BS: And then there’s the last theme, that — I’ll say to you, as I’ve said to others — I’m definitely not a message filmmaker, I often quote Samuel Goldwyn, "If I want to send a message I use Western Union," and being pedantic or pointing a finger is absolutely not one thing I want to do. But in the context of this story, and what the toys are doing and what was happening, it did begin to dawn on me that there was a comment — not an instruction, but a comment — that we do seem to be losing our innocence a little bit, and that’s kind of the subtext of the movie.


Youngsters Noah and Emma find a trove of strange toys in "The Last Mimzy"

RT: It occurred to me that maybe this film couldn’t resonate so well ten years ago, if you had made it right away, because we’re so technologically-obsessed right now.

BS: Yeah, that’s just great synchronicity. The movie’s about synchronicity, and Jung and all that stuff, in some very, very subtle way. But yeah, I don’t think this film would have worked ten years ago. There hasn’t been a movie like this, I don’t believe, for a very long time — since "Close Encounters of the Third Kind," perhaps. The producer, Michael Phillips, produced "Close Encounters" before this. It’s about that we are very mortal, and sometimes some of us forget what being mortal really means.

RT: How would you characterize your directorial style, since we haven’t seen a lot from you?

BS: Well, my style is…first of all, I had a lot of baggage when I signed on to this thing — I was head of a company, started a company, I’d only directed one movie before, I directed some shorts and stuff, but still…it’s hard to ask professionals to put themselves on the line, you know, because I am the director and they can’t go off and make the movie without the director, like a symphony without a conductor.

So first of all I got to be great friends with all of the actors, including the kids.
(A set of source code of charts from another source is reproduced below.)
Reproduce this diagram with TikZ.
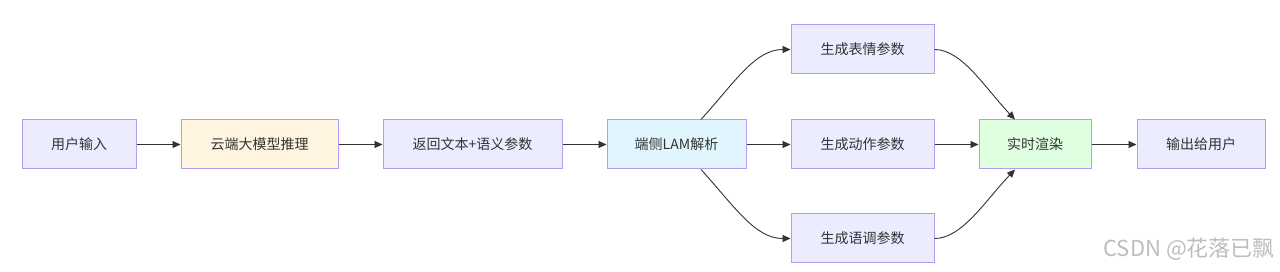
\documentclass[tikz,border=0pt]{standalone}
\usepackage{fontspec}
\setmainfont{Noto Sans CJK SC}
\usetikzlibrary{arrows.meta}
\definecolor{boxfill}{HTML}{ECECFF}
\definecolor{boxline}{HTML}{B49CF0}
\definecolor{cloudfill}{HTML}{FFF4E0}
\definecolor{edgefill}{HTML}{E1F5FE}
\definecolor{renderfill}{HTML}{E0FFE0}
\definecolor{txt}{HTML}{333333}
\definecolor{wm}{HTML}{BDBDBD}
\tikzset{
  box/.style={draw=boxline, line width=1pt, fill=boxfill, minimum height=49pt, inner sep=0pt, text=txt, font=\fontsize{14pt}{16pt}\selectfont},
  link/.style={draw=txt, line width=0.9pt, -{Triangle[length=8pt,width=7pt]}},
}
\begin{document}
\begin{tikzpicture}[x=1pt,y=-1pt]
\useasboundingbox (0,0) rectangle (1280,272);
\node[box, minimum width=114pt] (u) at (79,144.5) {用户输入};
\node[box, minimum width=157pt, fill=cloudfill] (c) at (259.5,144.5) {云端大模型推理};
\node[box, minimum width=179pt] (r) at (472.5,144.5) {返回文本+语义参数};
\node[box, minimum width=139pt, fill=edgefill] (l) at (676.5,144.5) {端侧LAM解析};
\node[box, minimum width=143pt] (e) at (862.5,49.5) {生成表情参数};
\node[box, minimum width=143pt] (a) at (862.5,144.5) {生成动作参数};
\node[box, minimum width=143pt] (t) at (862.5,238.5) {生成语调参数};
\node[box, minimum width=112pt, fill=renderfill] (s) at (1035,144.5) {实时渲染};
\node[box, minimum width=128pt] (o) at (1201,144.5) {输出给用户};
\node[text=wm, font=\fontsize{22pt}{24pt}\selectfont, anchor=east, inner sep=0pt] (w) at (1275,249) {CSDN @花落已飘};
\draw[link] (u) -- (c);
\draw[link] (c) -- (r);
\draw[link] (r) -- (l);
\draw[link] (l) -- (a);
\draw[link] (a) -- (s);
\draw[link] (s) -- (o);
\draw[link] ([xshift=24.5pt]l.north) .. controls (735,82) and (755,49.5) .. (e.west);
\draw[link] ([xshift=24.5pt]l.south) .. controls (735,207) and (755,238.5) .. (t.west);
\draw[link] (e.east) .. controls (962,49.5) and (985,88) .. ([xshift=-20pt]s.north);
\draw[link] (t.east) .. controls (962,238.5) and (985,201) .. ([xshift=-20pt]s.south);
\end{tikzpicture}
\end{document}
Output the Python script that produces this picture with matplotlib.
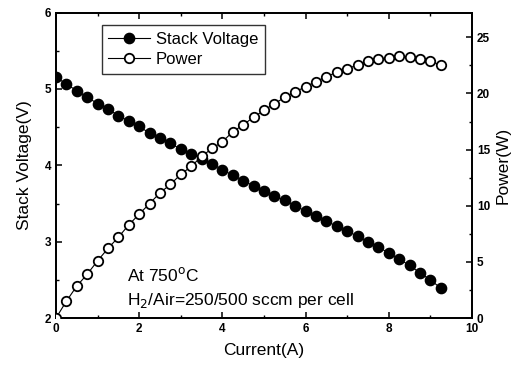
import matplotlib
matplotlib.use("Agg")
import matplotlib.pyplot as plt
import numpy as np

plt.rcParams["font.family"] = ["Liberation Sans", "DejaVu Sans"]

# Current steps (A), 0 to 9.25 in 0.25 A increments
current = [0.0, 0.25, 0.5, 0.75, 1.0, 1.25, 1.5, 1.75, 2.0, 2.25,
           2.5, 2.75, 3.0, 3.25, 3.5, 3.75, 4.0, 4.25, 4.5, 4.75,
           5.0, 5.25, 5.5, 5.75, 6.0, 6.25, 6.5, 6.75, 7.0, 7.25,
           7.5, 7.75, 8.0, 8.25, 8.5, 8.75, 9.0, 9.25]

stack_voltage = [5.16, 5.06, 4.98, 4.89, 4.81, 4.74, 4.65, 4.58, 4.51, 4.42,
                 4.36, 4.29, 4.21, 4.15, 4.08, 4.02, 3.94, 3.87, 3.80, 3.73,
                 3.66, 3.60, 3.54, 3.47, 3.40, 3.33, 3.27, 3.20, 3.14, 3.07,
                 3.00, 2.93, 2.85, 2.77, 2.69, 2.59, 2.50, 2.39]

power = [0.0, 1.5, 2.85, 3.9, 5.1, 6.2, 7.2, 8.3, 9.25, 10.2,
         11.15, 11.9, 12.8, 13.5, 14.4, 15.1, 15.7, 16.6, 17.2, 17.9,
         18.5, 19.1, 19.65, 20.15, 20.6, 21.05, 21.5, 21.9, 22.2, 22.55,
         22.85, 23.05, 23.2, 23.3, 23.25, 23.05, 22.85, 22.55]

fig = plt.figure(figsize=(5.21, 3.67), dpi=100)
ax = fig.add_axes([0.1075, 0.1335, 0.7985, 0.832])
ax2 = ax.twinx()

h1, = ax.plot(current, stack_voltage, "-o", color="black", lw=0.8,
              ms=7.4, mfc="black", mec="black", label="Stack Voltage",
              zorder=3)
h2, = ax2.plot(current, power, "-o", color="black", lw=0.8,
               ms=6.8, mfc="white", mec="black", mew=1.3, label="Power",
               zorder=3)

ax.set_xlim(0, 10)
ax.set_ylim(2, 6)
ax2.set_ylim(0, 27.2)

ax.set_xticks(np.arange(0, 11, 2))
ax.set_xticks(np.arange(1, 10, 2), minor=True)
ax.set_yticks(np.arange(2, 7, 1))
ax.set_yticks(np.arange(2.5, 6, 1), minor=True)
ax2.set_yticks(np.arange(0, 26, 5))
ax2.set_yticks(np.arange(2.5, 27, 5), minor=True)

for a in (ax, ax2):
    a.tick_params(which="major", direction="in", length=4, width=1.1,
                  labelsize=8.5)
    a.tick_params(which="minor", direction="in", length=2.5, width=1.0)
    for lab in a.get_xticklabels() + a.get_yticklabels():
        lab.set_fontweight("bold")
    for s in a.spines.values():
        s.set_linewidth(1.3)
ax.tick_params(which="both", top=True)

ax.set_xlabel("Current(A)", fontsize=12.5, labelpad=6)
ax.set_ylabel("Stack Voltage(V)", fontsize=12.5, labelpad=9)
ax2.set_ylabel("Power(W)", fontsize=12.5, labelpad=4)

ax.text(1.7, 2.48, "At 750$^{\\rm o}$C", fontsize=12.5)
ax.text(1.7, 2.17, "H$_2$/Air=250/500 sccm per cell", fontsize=12.5)

leg = ax.legend([h1, h2], ["Stack Voltage", "Power"], loc="upper left",
                bbox_to_anchor=(0.11, 0.958), fontsize=12, frameon=True,
                fancybox=False, edgecolor="black", handlelength=2.5,
                handletextpad=0.35, borderpad=0.4, labelspacing=0.3,
                borderaxespad=0)
leg.get_frame().set_linewidth(1.0)
leg.set_zorder(5)

fig.savefig("out.png", dpi=100)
But my style is basically, let’s talk about the scene, let me tell you what I think about it, why don’t you give me some idea, show me what you want to do! And the most important thing for this movie, because it is so full of fantasy, is that they play it so straight, and real, and honest. So everybody did that, and I think they pulled it off very well.

RT: How’s the experience (at Sundance) different as a director rather than an exec?

BS: Well, they once asked Stanley Kubrick ‘have you ever taken a vacation,’ and he said ‘A vacation from what?’ So it’s fun to be treated a little bit like talent and not like some crummy distributor or evil producer, which has also been the case. It’s nice to be part of the product in this way as opposed to being a bystander.

RT: Not to stray off the bat, but a purchase was just made recently here at the festival, "King of Kong." Did you have input into that?

BS: Oh yes. It was brought to my attention, and we’re hoping eventually that the film could have a remake as a dramatic film, and we saw the documentary and liked it a lot. It started to resonate with me, it took a little bit of time to "get it," — but not too long, I thought about it overnight — and Toby Emmerich, who’s president of our production company was very enthusiastic, as was Richard Brenner, who’s his Number Two guy. I supported it, I’m very proud that they selected us; I know there was a lot of competition for it. Picturehouse, first and foremost, is going to be distributing the documentary, which is a perfect platform. If we get inspired, and come up with a good script and a good cast, it’ll really be a fun feature film.

It’s gonna be comedic, and we’ve got several outstanding comedians in mind to play the two guys.

RT: Anyone in particular?

BS: I can’t tell you. Stay tuned!

"The Last Mimzy" opens Friday in wide release.